• [Work to do]:
Below are the records; give again exactly the lines from the one containing "Write the Chart.js code for this chart." through the one containing "2000, 2500, 3000];", leaving out pictures.

• [Figure scripts]:
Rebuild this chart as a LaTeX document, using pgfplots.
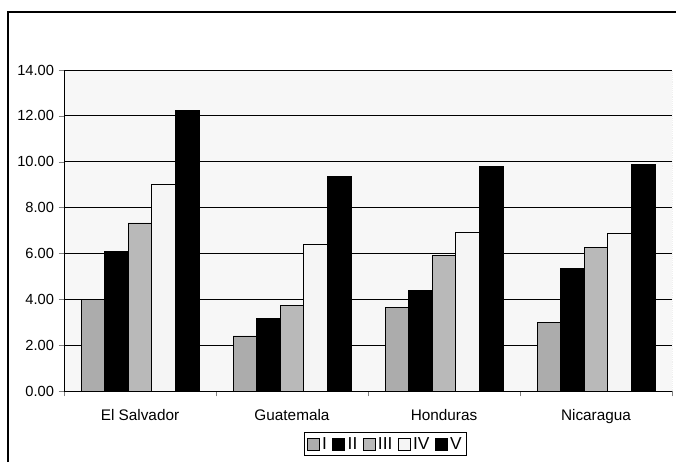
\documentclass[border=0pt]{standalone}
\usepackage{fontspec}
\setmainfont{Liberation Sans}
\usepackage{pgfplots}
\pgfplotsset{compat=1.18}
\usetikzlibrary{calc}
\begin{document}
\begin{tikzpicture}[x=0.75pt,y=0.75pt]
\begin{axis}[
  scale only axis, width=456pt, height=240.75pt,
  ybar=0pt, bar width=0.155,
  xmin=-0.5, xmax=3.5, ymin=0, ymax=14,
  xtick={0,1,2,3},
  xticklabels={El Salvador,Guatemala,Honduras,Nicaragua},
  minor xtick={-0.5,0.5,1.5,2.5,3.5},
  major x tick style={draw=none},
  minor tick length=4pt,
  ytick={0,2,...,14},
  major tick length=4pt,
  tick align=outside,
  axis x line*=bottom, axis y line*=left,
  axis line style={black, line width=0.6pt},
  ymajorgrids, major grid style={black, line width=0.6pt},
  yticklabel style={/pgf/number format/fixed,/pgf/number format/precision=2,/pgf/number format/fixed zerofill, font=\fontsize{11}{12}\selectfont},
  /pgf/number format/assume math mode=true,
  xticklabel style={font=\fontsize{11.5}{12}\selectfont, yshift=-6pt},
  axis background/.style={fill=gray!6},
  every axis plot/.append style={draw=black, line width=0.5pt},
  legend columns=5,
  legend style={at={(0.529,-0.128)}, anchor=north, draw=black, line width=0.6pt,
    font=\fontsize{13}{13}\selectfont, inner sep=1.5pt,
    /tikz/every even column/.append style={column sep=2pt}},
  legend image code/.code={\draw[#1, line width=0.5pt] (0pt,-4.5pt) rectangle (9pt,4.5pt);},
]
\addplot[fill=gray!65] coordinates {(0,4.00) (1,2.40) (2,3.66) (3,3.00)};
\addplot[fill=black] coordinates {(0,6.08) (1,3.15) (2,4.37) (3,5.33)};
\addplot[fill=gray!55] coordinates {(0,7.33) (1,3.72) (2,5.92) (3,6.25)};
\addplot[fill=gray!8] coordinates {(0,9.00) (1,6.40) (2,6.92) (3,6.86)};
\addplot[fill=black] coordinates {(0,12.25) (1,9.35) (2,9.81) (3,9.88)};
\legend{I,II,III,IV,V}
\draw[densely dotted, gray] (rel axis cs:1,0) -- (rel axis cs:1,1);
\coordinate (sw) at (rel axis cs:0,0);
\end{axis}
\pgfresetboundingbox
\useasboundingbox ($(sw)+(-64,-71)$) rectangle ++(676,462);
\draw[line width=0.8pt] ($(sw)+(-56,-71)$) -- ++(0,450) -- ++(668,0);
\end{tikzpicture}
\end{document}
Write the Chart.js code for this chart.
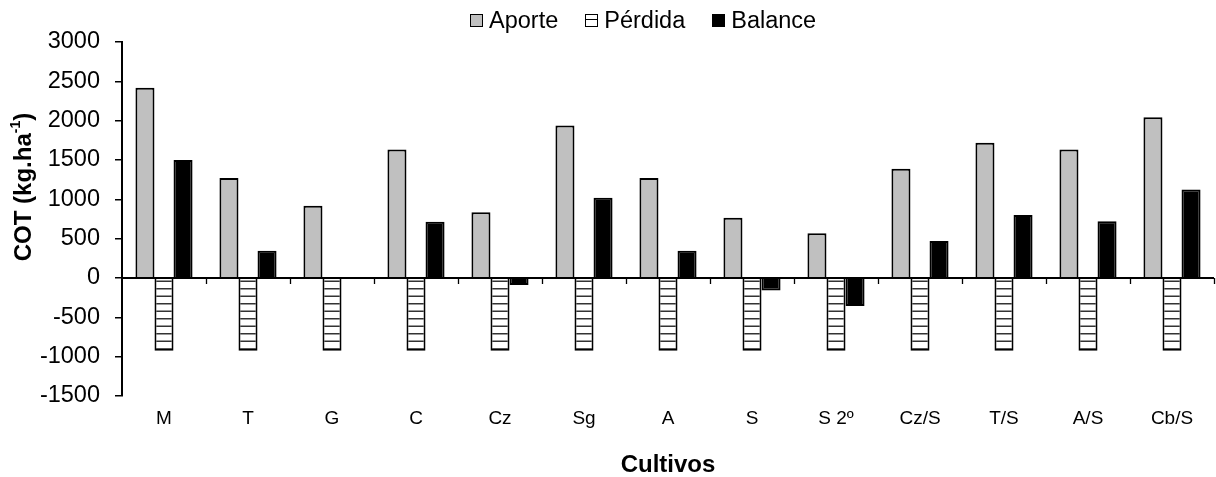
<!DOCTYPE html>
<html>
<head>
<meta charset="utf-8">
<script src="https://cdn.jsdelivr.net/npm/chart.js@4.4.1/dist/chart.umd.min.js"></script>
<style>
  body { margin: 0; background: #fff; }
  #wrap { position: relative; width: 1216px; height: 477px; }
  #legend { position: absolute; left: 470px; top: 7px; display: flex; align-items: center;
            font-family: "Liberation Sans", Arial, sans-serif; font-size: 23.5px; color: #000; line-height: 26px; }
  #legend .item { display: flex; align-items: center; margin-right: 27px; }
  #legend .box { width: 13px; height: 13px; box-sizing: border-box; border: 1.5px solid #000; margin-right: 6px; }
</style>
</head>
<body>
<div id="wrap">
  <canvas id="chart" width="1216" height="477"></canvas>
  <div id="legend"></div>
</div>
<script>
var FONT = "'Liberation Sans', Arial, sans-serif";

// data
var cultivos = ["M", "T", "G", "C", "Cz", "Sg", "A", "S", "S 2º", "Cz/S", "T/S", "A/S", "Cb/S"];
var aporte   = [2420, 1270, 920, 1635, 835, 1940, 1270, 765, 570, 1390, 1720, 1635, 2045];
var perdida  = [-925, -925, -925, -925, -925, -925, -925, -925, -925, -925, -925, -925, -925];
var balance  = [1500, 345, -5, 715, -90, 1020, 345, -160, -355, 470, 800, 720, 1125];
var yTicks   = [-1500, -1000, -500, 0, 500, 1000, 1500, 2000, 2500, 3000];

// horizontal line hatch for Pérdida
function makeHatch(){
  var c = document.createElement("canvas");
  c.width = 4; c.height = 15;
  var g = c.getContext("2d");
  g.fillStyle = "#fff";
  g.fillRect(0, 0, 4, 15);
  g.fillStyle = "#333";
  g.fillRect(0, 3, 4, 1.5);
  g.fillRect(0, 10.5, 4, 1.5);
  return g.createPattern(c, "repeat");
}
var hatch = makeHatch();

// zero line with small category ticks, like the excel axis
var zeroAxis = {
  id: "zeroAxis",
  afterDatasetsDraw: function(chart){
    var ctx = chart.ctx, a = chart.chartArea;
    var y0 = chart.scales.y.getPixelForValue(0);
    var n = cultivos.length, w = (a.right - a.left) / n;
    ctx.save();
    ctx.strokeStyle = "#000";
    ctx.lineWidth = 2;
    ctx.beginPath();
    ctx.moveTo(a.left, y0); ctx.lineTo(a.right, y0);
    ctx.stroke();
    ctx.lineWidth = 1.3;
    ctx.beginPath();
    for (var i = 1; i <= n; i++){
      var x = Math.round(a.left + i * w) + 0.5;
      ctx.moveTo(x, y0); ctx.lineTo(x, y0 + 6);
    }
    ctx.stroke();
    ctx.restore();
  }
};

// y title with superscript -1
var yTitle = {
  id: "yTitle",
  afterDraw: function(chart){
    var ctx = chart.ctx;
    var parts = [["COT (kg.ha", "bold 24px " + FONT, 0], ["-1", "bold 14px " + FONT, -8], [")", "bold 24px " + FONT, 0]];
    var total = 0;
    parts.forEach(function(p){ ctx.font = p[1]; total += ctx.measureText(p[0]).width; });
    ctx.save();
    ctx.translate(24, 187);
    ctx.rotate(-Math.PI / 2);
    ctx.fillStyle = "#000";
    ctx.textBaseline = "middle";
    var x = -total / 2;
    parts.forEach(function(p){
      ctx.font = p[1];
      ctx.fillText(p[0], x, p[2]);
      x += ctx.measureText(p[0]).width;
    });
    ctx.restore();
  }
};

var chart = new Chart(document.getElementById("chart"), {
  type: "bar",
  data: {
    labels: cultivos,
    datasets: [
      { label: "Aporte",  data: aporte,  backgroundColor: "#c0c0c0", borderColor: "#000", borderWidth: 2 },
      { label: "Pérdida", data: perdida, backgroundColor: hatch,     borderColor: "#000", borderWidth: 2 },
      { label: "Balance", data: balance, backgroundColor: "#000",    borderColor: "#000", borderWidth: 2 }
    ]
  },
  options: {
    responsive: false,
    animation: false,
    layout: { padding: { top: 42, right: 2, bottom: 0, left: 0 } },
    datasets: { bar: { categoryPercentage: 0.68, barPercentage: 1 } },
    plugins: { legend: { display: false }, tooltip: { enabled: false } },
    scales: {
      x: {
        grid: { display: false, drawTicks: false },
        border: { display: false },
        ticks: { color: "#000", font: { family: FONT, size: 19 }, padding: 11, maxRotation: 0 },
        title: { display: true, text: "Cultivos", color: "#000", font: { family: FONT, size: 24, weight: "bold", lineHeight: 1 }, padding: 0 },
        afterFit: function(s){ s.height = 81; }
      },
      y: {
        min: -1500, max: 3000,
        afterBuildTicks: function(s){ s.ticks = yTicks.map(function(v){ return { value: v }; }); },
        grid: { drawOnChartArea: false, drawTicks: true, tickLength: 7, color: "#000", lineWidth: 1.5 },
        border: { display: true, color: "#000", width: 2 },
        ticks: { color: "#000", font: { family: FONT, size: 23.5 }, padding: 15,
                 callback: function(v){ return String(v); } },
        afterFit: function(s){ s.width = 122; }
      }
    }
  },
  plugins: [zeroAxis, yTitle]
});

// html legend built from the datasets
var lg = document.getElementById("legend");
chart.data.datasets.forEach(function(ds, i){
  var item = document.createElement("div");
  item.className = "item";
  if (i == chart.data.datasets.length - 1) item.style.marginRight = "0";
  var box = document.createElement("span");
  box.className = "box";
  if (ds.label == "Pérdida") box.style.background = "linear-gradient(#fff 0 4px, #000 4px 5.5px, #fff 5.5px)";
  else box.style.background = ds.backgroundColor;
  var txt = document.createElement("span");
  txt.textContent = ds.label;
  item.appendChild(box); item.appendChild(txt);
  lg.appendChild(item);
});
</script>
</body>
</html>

• [Worked answer]:
Write the Chart.js code for this chart.
<!DOCTYPE html>
<html>
<head>
<meta charset="utf-8">
<script src="https://cdn.jsdelivr.net/npm/chart.js@4.4.1/dist/chart.umd.min.js"></script>
<style>
  body { margin: 0; background: #fff; }
  #wrap { position: relative; width: 1216px; height: 477px; }
  #legend { position: absolute; left: 470px; top: 7px; display: flex; align-items: center;
            font-family: "Liberation Sans", Arial, sans-serif; font-size: 23.5px; color: #000; line-height: 26px; }
  #legend .item { display: flex; align-items: center; margin-right: 27px; }
  #legend .box { width: 13px; height: 13px; box-sizing: border-box; border: 1.5px solid #000; margin-right: 6px; }
</style>
</head>
<body>
<div id="wrap">
  <canvas id="chart" width="1216" height="477"></canvas>
  <div id="legend"></div>
</div>
<script>
var FONT = "'Liberation Sans', Arial, sans-serif";

// data
var cultivos = ["M", "T", "G", "C", "Cz", "Sg", "A", "S", "S 2º", "Cz/S", "T/S", "A/S", "Cb/S"];
var aporte   = [2420, 1270, 920, 1635, 835, 1940, 1270, 765, 570, 1390, 1720, 1635, 2045];
var perdida  = [-925, -925, -925, -925, -925, -925, -925, -925, -925, -925, -925, -925, -925];
var balance  = [1500, 345, -5, 715, -90, 1020, 345, -160, -355, 470, 800, 720, 1125];
var yTicks   = [-1500, -1000, -500, 0, 500, 1000, 1500, 2000, 2500, 3000];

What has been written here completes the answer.